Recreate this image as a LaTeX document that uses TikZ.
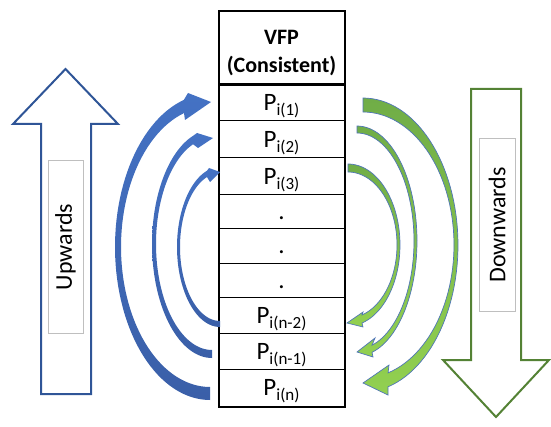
\documentclass[tikz,border=0pt]{standalone}
\usepackage{fontspec}
\setmainfont{Carlito}
\definecolor{upblue}{HTML}{2F5597}
\definecolor{arcblue}{HTML}{4472C4}
\definecolor{arcbluedark}{HTML}{3A5FA8}
\definecolor{downgreen}{HTML}{548235}
\definecolor{arcgreen}{HTML}{70AD47}
\definecolor{arcgreenlight}{HTML}{92D050}
\definecolor{arcedge}{HTML}{4F75B8}
\definecolor{labelgray}{HTML}{BFBFBF}
\newcommand{\pcell}[1]{P\raisebox{-2.5pt}{\fontsize{8.5}{9}\selectfont i(#1)}}
\begin{document}
\begin{tikzpicture}[x=0.5pt,y=-0.5pt,
  cell/.style={draw=black,line width=0.5pt,minimum width=62.5pt,inner sep=0pt,
    text height=8pt,text depth=0pt,font=\fontsize{12.5}{14}\selectfont},
  hdr/.style={draw=black,line width=0.5pt,minimum width=62.5pt,minimum height=36pt,inner sep=0pt},
  hdrtext/.style={inner sep=0pt,align=center,font=\bfseries\fontsize{11}{14}\selectfont},
  bigarrow/.style={line width=1pt,fill=white,line join=miter},
  labelbox/.style={draw=labelgray,line width=0.5pt,rotate=90,inner sep=0pt,
    minimum width=86pt,font=\fontsize{12}{14}\selectfont},
  bluearc/.style={top color=arcblue,bottom color=arcbluedark},
  greenarc/.style={top color=arcgreen,bottom color=arcgreenlight,draw=arcedge,line width=0.35pt}
]
\useasboundingbox (0,0) rectangle (551,427);

% big direction arrows
\draw[bigarrow,draw=upblue] (41,394) -- (41,124) -- (13,124) -- (65.5,69) -- (118,124)
  -- (91,124) -- (91,394) -- cycle;
\node[labelbox,minimum height=17.5pt] (up) at (65.5,247) {Upwards};
\draw[bigarrow,draw=downgreen] (471,89) -- (521,89) -- (521,360) -- (549,360) -- (496,417)
  -- (443,360) -- (471,360) -- cycle;
\node[labelbox,minimum height=18pt] (down) at (497,225) {Downwards};

% table
\node[hdr] (hdr) at (281.5,48) {};
\node[hdrtext] (hdrlabel) at (281.5,53) {VFP\\(Consistent)};
\node[cell,minimum height=18.5pt] (r1) at (281.5,102.5) {\pcell{1}};
\node[cell,minimum height=18.5pt] (r2) at (281.5,139.5) {\pcell{2}};
\node[cell,minimum height=18.5pt] (r3) at (281.5,176.5) {\pcell{3}};
\node[cell,minimum height=17pt] (r4) at (281.5,212) {.};
\node[cell,minimum height=17pt] (r5) at (281.5,246) {.};
\node[cell,minimum height=17pt] (r6) at (281.5,280) {.};
\node[cell,minimum height=18pt] (r7) at (281.5,315) {\pcell{n-2}};
\node[cell,minimum height=18pt] (r8) at (281.5,351) {\pcell{n-1}};
\node[cell,minimum height=18.5pt] (r9) at (281.5,387.5) {\pcell{n}};
\draw[line width=1pt] (hdr.north west) rectangle (r9.south east);
\draw[line width=1.2pt] (hdr.south west) -- (hdr.south east);

% blue curved arrows (upwards)
\shade[bluearc] plot[domain=90:254,samples=60] ({210+95*cos(\x)},{247+153*sin(\x)})
  -- (188,93) -- (211,102) -- (185,120)
  -- plot[domain=253:90,samples=60] ({210+89*cos(\x)},{247+140*sin(\x)}) -- cycle;
\shade[bluearc] plot[domain=90:251.5,samples=60] ({212+60*cos(\x)},{244+114*sin(\x)})
  -- (197,133) -- (213,138) -- (198,148)
  -- plot[domain=250.2:90,samples=60] ({212+56*cos(\x)},{244+106*sin(\x)}) -- cycle;
\shade[bluearc] plot[domain=90:252.4,samples=60] ({220+43*cos(\x)},{247+80*sin(\x)})
  -- (209,168) -- (220,172) -- (210,182)
  -- plot[domain=251:90,samples=60] ({220+40*cos(\x)},{247+74*sin(\x)}) -- cycle;

% green curved arrows (downwards)
\shadedraw[greenarc] plot[domain=-90:74.7,samples=60] ({363+95*cos(\x)},{245+147*sin(\x)})
  -- (388,395) -- (363,383) -- (389,365)
  -- plot[domain=74:-90,samples=60] ({363+91*cos(\x)},{245+133*sin(\x)}) -- cycle;
\shadedraw[greenarc] plot[domain=-90:75.5,samples=60] ({357+60*cos(\x)},{241+115*sin(\x)})
  -- (373,357) -- (357,352) -- (375,338)
  -- plot[domain=74.7:-90,samples=60] ({357+57*cos(\x)},{241+108*sin(\x)}) -- cycle;
\shadedraw[greenarc] plot[domain=-90:74.4,samples=60] ({348+52*cos(\x)},{245+81*sin(\x)})
  -- (363,327) -- (347,323) -- (363,312)
  -- plot[domain=73.4:-90,samples=60] ({348+49*cos(\x)},{245+73*sin(\x)}) -- cycle;
\end{tikzpicture}
\end{document}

§ WHAT TO WORK ON:
Without the pictures, please reproduce each line of the listing above exactly, from the first one through the line bearing "(0,0) rectangle (551,427);".

§ SOLUTION:
Recreate this image as a LaTeX document that uses TikZ.
\documentclass[tikz,border=0pt]{standalone}
\usepackage{fontspec}
\setmainfont{Carlito}
\definecolor{upblue}{HTML}{2F5597}
\definecolor{arcblue}{HTML}{4472C4}
\definecolor{arcbluedark}{HTML}{3A5FA8}
\definecolor{downgreen}{HTML}{548235}
\definecolor{arcgreen}{HTML}{70AD47}
\definecolor{arcgreenlight}{HTML}{92D050}
\definecolor{arcedge}{HTML}{4F75B8}
\definecolor{labelgray}{HTML}{BFBFBF}
\newcommand{\pcell}[1]{P\raisebox{-2.5pt}{\fontsize{8.5}{9}\selectfont i(#1)}}
\begin{document}
\begin{tikzpicture}[x=0.5pt,y=-0.5pt,
  cell/.style={draw=black,line width=0.5pt,minimum width=62.5pt,inner sep=0pt,
    text height=8pt,text depth=0pt,font=\fontsize{12.5}{14}\selectfont},
  hdr/.style={draw=black,line width=0.5pt,minimum width=62.5pt,minimum height=36pt,inner sep=0pt},
  hdrtext/.style={inner sep=0pt,align=center,font=\bfseries\fontsize{11}{14}\selectfont},
  bigarrow/.style={line width=1pt,fill=white,line join=miter},
  labelbox/.style={draw=labelgray,line width=0.5pt,rotate=90,inner sep=0pt,
    minimum width=86pt,font=\fontsize{12}{14}\selectfont},
  bluearc/.style={top color=arcblue,bottom color=arcbluedark},
  greenarc/.style={top color=arcgreen,bottom color=arcgreenlight,draw=arcedge,line width=0.35pt}
]
\useasboundingbox (0,0) rectangle (551,427);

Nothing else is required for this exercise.